How many divisions does Congress have?
This paraphrase of Joseph Stalin’s dismissive comment about the Pope’s power and authority strikes me as a relevant question today, when Congressional hearings are beginning to lift a corner of the veil of secrecy that conceals the disaster in Benghazi. The question will remain relevant tomorrow as, hopefully, Congress again begins to act as a co-equal branch of government and will launch hearings to uncover the facts behind Fast & Furious and other acts of governmental malpractice committed by the Obama administration.

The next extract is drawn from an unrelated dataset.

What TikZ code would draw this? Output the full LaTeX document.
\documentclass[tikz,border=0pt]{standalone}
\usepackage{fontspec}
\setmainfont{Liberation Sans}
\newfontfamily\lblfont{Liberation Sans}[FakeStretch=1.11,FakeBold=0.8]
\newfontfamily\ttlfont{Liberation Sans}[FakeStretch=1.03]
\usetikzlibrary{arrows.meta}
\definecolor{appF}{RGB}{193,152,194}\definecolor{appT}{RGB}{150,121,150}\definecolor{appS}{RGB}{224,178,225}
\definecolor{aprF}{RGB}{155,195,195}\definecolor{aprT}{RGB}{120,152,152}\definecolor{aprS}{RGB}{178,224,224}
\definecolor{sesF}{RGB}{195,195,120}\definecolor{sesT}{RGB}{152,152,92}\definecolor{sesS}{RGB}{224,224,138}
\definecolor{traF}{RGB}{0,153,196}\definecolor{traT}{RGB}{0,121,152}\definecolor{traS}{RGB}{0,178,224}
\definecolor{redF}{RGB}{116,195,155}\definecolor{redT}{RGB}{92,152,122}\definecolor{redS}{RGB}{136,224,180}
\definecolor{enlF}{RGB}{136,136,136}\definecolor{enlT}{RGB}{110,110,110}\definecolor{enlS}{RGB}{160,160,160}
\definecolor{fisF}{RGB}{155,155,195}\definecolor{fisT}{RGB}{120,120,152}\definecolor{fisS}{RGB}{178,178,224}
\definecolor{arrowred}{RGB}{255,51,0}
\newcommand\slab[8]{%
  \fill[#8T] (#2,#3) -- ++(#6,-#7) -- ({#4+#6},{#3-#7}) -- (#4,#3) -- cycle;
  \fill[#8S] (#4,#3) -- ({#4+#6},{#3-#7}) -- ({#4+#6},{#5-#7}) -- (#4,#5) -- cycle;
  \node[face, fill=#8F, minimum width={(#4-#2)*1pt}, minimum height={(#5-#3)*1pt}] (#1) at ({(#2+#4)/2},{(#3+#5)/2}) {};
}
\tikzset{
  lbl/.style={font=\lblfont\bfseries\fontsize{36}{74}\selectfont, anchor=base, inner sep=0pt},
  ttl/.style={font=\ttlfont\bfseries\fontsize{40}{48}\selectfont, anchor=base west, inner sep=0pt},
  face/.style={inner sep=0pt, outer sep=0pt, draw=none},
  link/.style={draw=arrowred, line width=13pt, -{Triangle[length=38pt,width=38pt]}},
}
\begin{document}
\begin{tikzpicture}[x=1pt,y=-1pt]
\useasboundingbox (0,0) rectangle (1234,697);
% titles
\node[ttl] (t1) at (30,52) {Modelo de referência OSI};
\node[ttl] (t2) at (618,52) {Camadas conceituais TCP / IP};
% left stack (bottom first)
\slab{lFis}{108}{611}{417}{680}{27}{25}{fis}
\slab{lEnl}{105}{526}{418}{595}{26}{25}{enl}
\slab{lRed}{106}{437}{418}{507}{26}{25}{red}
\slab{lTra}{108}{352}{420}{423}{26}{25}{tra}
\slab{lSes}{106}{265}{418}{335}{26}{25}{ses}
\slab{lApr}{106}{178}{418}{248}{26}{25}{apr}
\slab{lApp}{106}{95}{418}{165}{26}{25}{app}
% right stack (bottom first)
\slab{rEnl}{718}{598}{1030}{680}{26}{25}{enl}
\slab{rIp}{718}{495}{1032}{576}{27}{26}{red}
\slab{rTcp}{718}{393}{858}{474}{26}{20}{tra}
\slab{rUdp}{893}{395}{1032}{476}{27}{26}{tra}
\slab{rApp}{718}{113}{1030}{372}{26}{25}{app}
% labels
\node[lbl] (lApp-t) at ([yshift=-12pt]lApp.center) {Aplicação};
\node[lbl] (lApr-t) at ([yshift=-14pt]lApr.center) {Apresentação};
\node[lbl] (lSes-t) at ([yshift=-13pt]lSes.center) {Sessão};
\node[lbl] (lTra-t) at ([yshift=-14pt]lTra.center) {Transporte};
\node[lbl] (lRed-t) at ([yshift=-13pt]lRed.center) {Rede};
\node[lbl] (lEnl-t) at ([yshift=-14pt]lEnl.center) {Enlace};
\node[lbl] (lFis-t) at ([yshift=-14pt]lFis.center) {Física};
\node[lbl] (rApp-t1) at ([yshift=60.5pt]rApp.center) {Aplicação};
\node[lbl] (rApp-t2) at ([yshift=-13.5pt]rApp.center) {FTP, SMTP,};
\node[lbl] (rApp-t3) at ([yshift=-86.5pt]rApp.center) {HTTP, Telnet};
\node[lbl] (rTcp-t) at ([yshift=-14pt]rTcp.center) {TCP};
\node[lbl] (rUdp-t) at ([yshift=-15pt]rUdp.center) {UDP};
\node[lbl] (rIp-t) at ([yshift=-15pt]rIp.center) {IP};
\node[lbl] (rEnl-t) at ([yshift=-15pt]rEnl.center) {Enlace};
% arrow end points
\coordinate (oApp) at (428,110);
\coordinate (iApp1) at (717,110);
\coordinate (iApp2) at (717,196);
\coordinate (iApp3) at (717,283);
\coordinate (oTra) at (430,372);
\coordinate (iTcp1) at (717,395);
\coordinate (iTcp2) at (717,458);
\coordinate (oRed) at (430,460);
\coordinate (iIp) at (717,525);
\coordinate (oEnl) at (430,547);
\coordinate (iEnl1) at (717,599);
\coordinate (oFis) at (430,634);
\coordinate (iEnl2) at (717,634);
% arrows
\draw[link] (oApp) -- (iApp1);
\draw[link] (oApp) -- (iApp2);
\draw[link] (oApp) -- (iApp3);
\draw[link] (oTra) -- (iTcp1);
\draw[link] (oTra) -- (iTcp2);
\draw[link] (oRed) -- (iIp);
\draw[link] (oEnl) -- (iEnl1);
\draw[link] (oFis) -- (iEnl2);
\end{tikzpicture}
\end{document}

What worries me is that the Obama administration has not “played well” with Congress. If Congressional decisions thwart Obama, they are scorned or bypassed, to the maximum extent possible. Typically, when Eric Holder was held in contempt of Congress for withholding information about Fast & Furious, he simply shrugged it off. No remorse at all.
And so I wonder…
The Executive has lots of raw power available to it to compel obedience: the military, the various law enforcement organs, etc. etc. Lots of divisions, in other words.
But, figuratively speaking, how many divisions does Congress have? What if a Congressional committee summons a high-ranking member of the Executive Branch and/or that member’s documents, and that individual simply blows them off? What if Congress votes to censure or impeach someone in the Executive, and that someone fails to take them seriously? In other words, what if members of the Executive Branch decide that the rule of law no longer applies to them or theirs? And what if the Executive Branch decides it is time for a quiet putsch?
What does Congress do then? Send a posse of Congressional pages to arrest the malfeasants?
And so I ask again: how many divisions does Congress have?